S&ST: You recently announced that an electric vehicle policy has been formulated to give a new direction to the transport sector. Isn’t the plan too futuristic considering that local auto manufacturers are least interested in bringing newer technologies to Pakistan? Then there is also the question concerning the cost of these vehicles, which for now is extremely high?
Electric vehicles are indeed expensive, but can we afford not to embrace the future? All major global automakers are shifting towards electric vehicles. Despite the global inclination towards electric vehicles, we were not in the picture. We have now created a policy under which we will lower the duties, taxes and allow manufacturers to invest in Pakistan. One of the major costs of electric vehicles is batteries. We are providing incentives so at least the battery manufacturing can start in Pakistan which will help reduce the cost of electric vehicles.
S&ST: The use of plastic bags has been banned in the federal capital and an enforcement campaign has been very successful. Do you think in the coming three to four years this ban can be implemented across the country (by the respective provincial governments)?
The ban on plastic bags was introduced in the past as well by other governments, but it did not succeed. We studied previous laws and why they were not successful and then brought new legislation for Islamabad based on successful international models. We hope to extend the ban on the use of plastic bags to the rest of the country in the future.

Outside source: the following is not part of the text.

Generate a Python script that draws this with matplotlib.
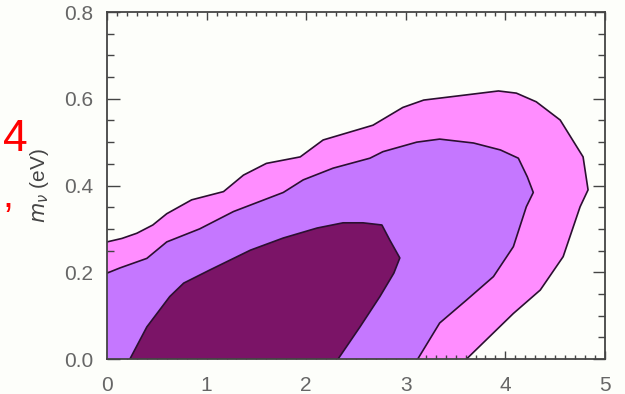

S&ST: PET bottles are also a major threat to environment. Although they are recyclable, but not even half are actually recycled. The micro-plastics from these bottles are already finding their way into the human food chain. What can be done to curb the dangers of PET bottles which are almost as dangerous as plastic bags?
In Pakistan, almost 90% of plastic bottles are recycled. But I think they should also be phased out and we will look into it.
S&ST: In a nutshell, what message would you give to the public on the importance of fighting climate change? My message to everyone would be to step out and plant trees. Prime Minister Imran Khan has called on all
Pakistanis to plant at least two trees. If everyone does that it would be a starting point to insulate Pakistan from the threat of climate change.